J. Michael Doster, Paul Turinsky, Nam Dinh, Chih-Wei Chang, Ralph Smith, and Maria Avramova

Chih-Wei Chang Successfully Defends Dissertation

On March 16, 2018, Chih-Wei Chang successfully defended his PhD dissertation, Data Driven Modelling of Nuclear System Thermo-Hydraulics. Chih-Wei’s committee consisted of his advisor, Nam Dinh, and members, Paul Turinsky, J. Michael Doster, Maria Avramova, and Ralph Smith.

Abstract

CHANG, CHIH-WEI. Data Driven Modelling of Nuclear System Thermo-Hydraulics. (Under the direction of Prof. Nam Dinh.)

The objective of the dissertation aims at developing a methodology to achieve data-driven modeling for nuclear system thermal-hydraulics (NSTH). NSTH is the foundation for reactor design, safety analysis, and power plant operation. Traditionally, it takes years to decades to develop mechanistic models for NSTH. The long time required for new model development limits the pace of model applications while dealing with new geometries, new coolants or system conditions, particularly in newly designed systems. On the contrary, machine learning (ML), especially deep learning (DL), can capture underlying correlations behind a substantial amount of data. In recent years, DL techniques, both the theory and software implementation, have been advanced at an extraordinary pace that enables their success in a wide range of applications.

The time is ripe for applying ML methods to assist the development of data-driven modeling for NSTH. There is a large variety of ways, by which one can use machine learning to develop data-driven thermal-fluid models. The three major factors include knowledge of physics (overall model form), available data, and machine learning techniques. It is necessary to incorporate knowledge of underlying physics – whenever such knowledge is available and trustworthy – into ML-based models. The benefits of so-doing are wide-ranging, from preventing models from generating unphysical results to narrowing search spaces by reducing the dimensionality of problems.
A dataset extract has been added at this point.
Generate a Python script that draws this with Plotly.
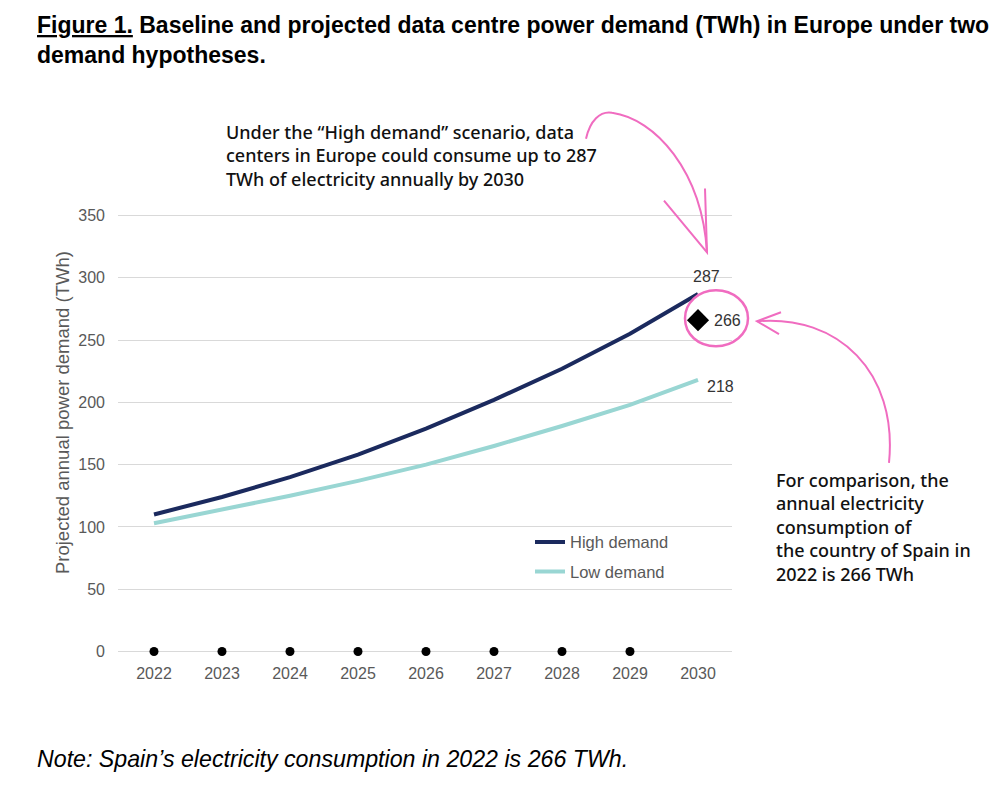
import plotly.graph_objects as go

years = [2022, 2023, 2024, 2025, 2026, 2027, 2028, 2029, 2030]
high_demand = [110, 124, 140, 158, 179, 202, 227, 255, 287]
low_demand = [103, 114, 125, 137, 150, 165, 181, 198, 218]
dot_years = [2022, 2023, 2024, 2025, 2026, 2027, 2028, 2029]
dot_values = [0, 0, 0, 0, 0, 0, 0, 0]
spain_year = [2030]
spain_value = [266]
y_ticks = [0, 50, 100, 150, 200, 250, 300, 350]

OFF = 8                   # page body margin
W, H = 1000 - OFF, 792 - OFF
L, R = 118, 732           # plot area in page px
T, B = 212.5, 654.5
XR = [2021.4706, 2030.5]
YR = [-2, 352]

def fx(x):
    return (x - L) / (R - L)

def fy(y):
    return (B - y) / (B - T)

def pp(x, y):
    return f"{fx(x):.5f},{fy(y):.5f}"

NAVY = "#1b2a5e"
TEAL = "#99d6d3"
PINK = "#f06cc0"
GRAY = "#595959"
AX_FONT = "Liberation Sans, Arial, sans-serif"
NOTE_FONT = "Noto Sans, Open Sans, sans-serif"

fig = go.Figure()
fig.add_trace(go.Scatter(x=years, y=high_demand, mode="lines", name="High demand",
                         line=dict(color=NAVY, width=4), legendgroup="a"))
fig.add_trace(go.Scatter(x=years, y=low_demand, mode="lines", name="Low demand",
                         line=dict(color=TEAL, width=4), legendgroup="b"))
fig.add_trace(go.Scatter(x=dot_years, y=dot_values, mode="markers", showlegend=False,
                         marker=dict(color="black", size=9), cliponaxis=False))
fig.add_trace(go.Scatter(x=spain_year, y=spain_value, mode="markers", showlegend=False,
                         marker=dict(color="black", size=17, symbol="diamond"), cliponaxis=False))

ann = []
lab_font = dict(family=AX_FONT, size=16, color="#333")
ann.append(dict(x=years[-1], y=high_demand[-1], text=str(high_demand[-1]), showarrow=False,
                xshift=8, yshift=17, font=lab_font))
ann.append(dict(x=years[-1], y=low_demand[-1], text=str(low_demand[-1]), showarrow=False,
                xshift=22, yshift=-7, font=lab_font))
ann.append(dict(x=spain_year[0], y=spain_value[0], text=str(spain_value[0]), showarrow=False,
                xshift=29, yshift=0, font=lab_font))

# y-axis title
ann.append(dict(xref="paper", yref="paper", x=fx(62), y=fy(413),
                xanchor="center", yanchor="middle", textangle=-90, showarrow=False,
                text="Projected annual power demand (TWh)",
                font=dict(family=AX_FONT, size=18.5, color=GRAY)))
# title
ann.append(dict(xref="paper", yref="paper", x=fx(35), y=fy(9),
                xanchor="left", yanchor="top", align="left", showarrow=False,
                text="<b><u>Figure 1.</u> Baseline and projected data centre power demand (TWh) in Europe under two<br>demand hypotheses.</b>",
                font=dict(family=AX_FONT, size=23, color="black")))
# note
ann.append(dict(xref="paper", yref="paper", x=fx(35), y=fy(760),
                xanchor="left", yanchor="middle", align="left", showarrow=False,
                text="<i>Note: Spain’s electricity consumption in 2022 is 266 TWh.</i>",
                font=dict(family=AX_FONT, size=23.2, color="black")))
# callouts
note_font = dict(family=NOTE_FONT, size=18, color="#111", weight=500)
ann.append(dict(xref="paper", yref="paper", x=fx(224), y=fy(117),
                xanchor="left", yanchor="top", align="left", showarrow=False,
                text="Under the “High demand” scenario, data<br>centers in Europe could consume up to 287<br>TWh of electricity annually by 2030",
                font=note_font))
ann.append(dict(xref="paper", yref="paper", x=fx(774), y=fy(466),
                xanchor="left", yanchor="top", align="left", showarrow=False,
                text="For comparison, the<br>annual electricity<br>consumption of<br>the country of Spain in<br>2022 is 266 TWh",
                font=note_font))

shapes = []
pink = dict(color=PINK, width=2)
shapes.append(dict(type="path", xref="paper", yref="paper",
                   path=f"M{pp(586,138)} C{pp(590,120)} {pp(600,110)} {pp(612,112)} C{pp(655,118)} {pp(702,170)} {pp(707,252)}",
                   line=pink))
shapes.append(dict(type="path", xref="paper", yref="paper",
                   path=f"M{pp(664,200)} L{pp(707,252)} L{pp(705,188)}",
                   line=pink))
shapes.append(dict(type="path", xref="paper", yref="paper",
                   path=f"M{pp(757,321)} C{pp(838,314)} {pp(898,372)} {pp(889,463)}",
                   line=pink))
shapes.append(dict(type="path", xref="paper", yref="paper",
                   path=f"M{pp(781,312)} L{pp(757,321)} L{pp(779,334)}",
                   line=pink))
shapes.append(dict(type="path", xref="paper", yref="paper",
                   path=(f"M{pp(748,318)} C{pp(748,302)} {pp(733,290)} {pp(716,290)} "
                         f"C{pp(698,290)} {pp(685,303)} {pp(685,318)} "
                         f"C{pp(685,334)} {pp(698,346)} {pp(716,346)} "
                         f"C{pp(733,346)} {pp(748,334)} {pp(748,318)} Z"),
                   line=dict(color=PINK, width=2.5)))

fig.update_layout(
    width=W, height=H,
    margin=dict(l=L - OFF, r=W - (R - OFF), t=T - OFF, b=H - (B - OFF)),
    plot_bgcolor="white", paper_bgcolor="white",
    annotations=ann, shapes=shapes,
    showlegend=True,
    legend=dict(x=fx(530), y=fy(525), xanchor="left", yanchor="top",
                bgcolor="rgba(0,0,0,0)", font=dict(family=AX_FONT, size=16.5, color=GRAY),
                traceorder="grouped", tracegroupgap=5, itemwidth=30),
    xaxis=dict(range=XR, tickmode="array", tickvals=years, ticktext=[str(y) for y in years],
               showgrid=False, zeroline=False, showline=False, ticks="",
               ticklabelstandoff=8,
               tickfont=dict(family=AX_FONT, size=16, color=GRAY)),
    yaxis=dict(range=YR, tickmode="array", tickvals=y_ticks, showgrid=True,
               gridcolor="#d9d9d9", gridwidth=1, zeroline=False, showline=False, ticks="",
               ticklabelstandoff=12,
               tickfont=dict(family=AX_FONT, size=16, color=GRAY)),
)

fig.write_html("out.html")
The technical approach of the dissertation includes three aspects. First, the technical background overview navigates the essential knowledge from multidisciplinary fields including thermal-hydraulics models, system simulation, and ML. Second, a system is established to characterize different approaches to use ML for building data-driven models in NSTH. Finally, the demonstration focuses on the use of deep neural networks, which have recently emerged as capable and universal approximators. Synthetic examples are formulated to demonstrate the applications and investigate technical challenges in using DL to achieve data-driven modeling in NSTH.

Five ML frameworks for NSTH have been developed in the dissertation including physicsseparated ML (PSML or Type I ML), physics-evaluated ML (PEML or Type II ML), physicsintegrated ML (PIML or Type III ML), physics-recovered (PRML or Type IV ML), and physicsdiscovered ML (PDML or Type V ML). The frameworks are classified based on knowledge and data requirements. Type III ML is first introduced in this study. The first three types of frameworks aim at building closure relations to close thermal-hydraulics models while Type IV ML can reconstruct the form of governing equations from data. Type V belongs to end-to-end ML that requires enormous data. The insights obtained from synthetic examples indicate that Type III ML has the highest potential in extracting the value from “big data” in thermal fluid research while ensuring data-model consistency.

Type I, Type II, and Type III ML ensure that simulation results are converged to conservation equations. Therefore, demonstrations focus on employing these three types of ML frameworks to accomplish data-driven modeling of NSTH. Various case studies are formulated ranging from system-level codes to computational fluid dynamics (CFD) to show the advantage of DL with large datasets. The study of system-level two-phase mixture models demonstrates a strategy to select the optimal DL-based closure. The results indicate that conservation equations can be successfully solved with DL-based closures without numerical stability issues. The CFD example exhibits that the DL-based Reynolds stress can assimilate millions of data points to reduce uncertainty. Performance of DL-based closures can be quantified by flow feature coverage mapping. The results show that RANS equations with the DL-based Reynolds stress can reconstruct reference solutions. In summary, DL as a universal approximator can enhance the performance of ML frameworks to accomplish data-driven modeling of NSTH.